Since package management operations never overwrite packages in the Nix store but just add new versions in different paths, they are atomic. So during a package upgrade, there is no time window in which the package has some files from the old version and some files from the new version — which would be bad because a program might well crash if it's started during that period. And since packages aren't overwritten, the old versions are still there after an upgrade. This means that you can rollback to the old version.

Nix is also extremely useful for developers as it makes it easy to automatically set up the build environment for a package. In Nix, you can look at any package and compute the entire dependency graph. This graph includes not only the names of the packages, but also precisely which version⁽³⁾ of each package was used as a build input. This goes for both build inputs and runtime dependencies.

⁽³⁾ By "version" I mean not only the version as listed in the release notes, but every detail of how the package was built: which version of Python was used? And then transitively: what version of C was used to compile that Python?

Thanks to Nix's enforced determinism, you can trivially build container environments (and all of their required packages) in parallel across a fleet of build machines, similar to Docker.

In a container environment, Nix allows you to share packages with the host machine, and then each Nix container you spin up has the necessary runtime dependencies bind-mounted into the container's root file system. As a result, Nix has much better de-duplication (read: zero) than Docker. Also, by the same graph traversal mechanism, it's trivial to take any environment, serialize the runtime dependency graph, and send that graph to another machine, back it up somewhere, create a bootable ISO for CD/USB, do whatever.

These containers perform better than Docker as they don't use virtualisation and for multi-container deployment, there is NixOps. You write some Nix files describing the VMs you want to deploy, and run a bash command to deploy them to various back-ends (AWS, Azure, etc…). Again, the big difference here is that you can incrementally modify these VMs in a safe way using Nix. If you change your deployment config file, Nix will figure out something has changed, and modify the corresponding VMs to achieve the desired state.

Everything I've shown is still new and early in development. Nix is probably the most robust of the bunch, but even then it can get confusing as hell.
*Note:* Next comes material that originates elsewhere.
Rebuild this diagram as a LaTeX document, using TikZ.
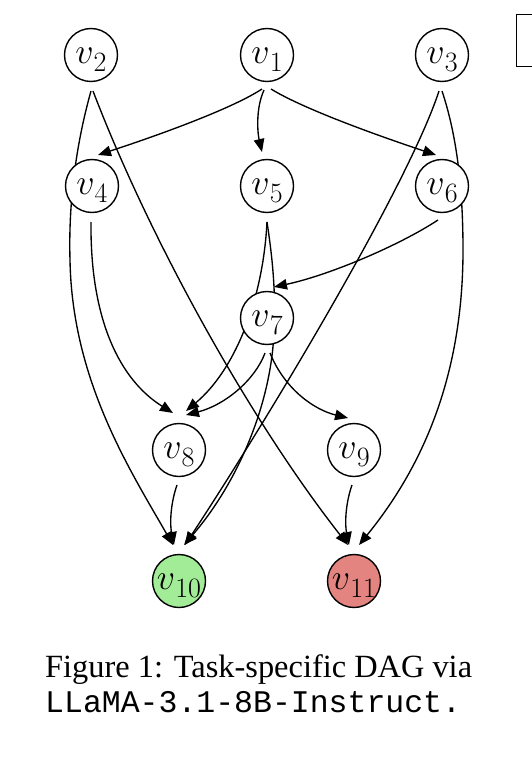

Now obviously you can't content address everything, unless we start figuring out how to hash physical objects, but content addressing and declarative systems are very interesting concepts I'd like to see in more things.

I think there's something to be said about how content addressing has enabled so many benefits in different ways to a variety of projects. You could easily apply it to real life, where you can say that: the descriptiveness of natural languages makes casual, arbitrary names of abstract concepts too ambiguous and open to interpretation. So referring to something by what it is rather than what it's called is generally better.

Or in another, simpler way:

PLEASE STOP CALLING YOURSELF AN ANARCHO-CAPITALIST.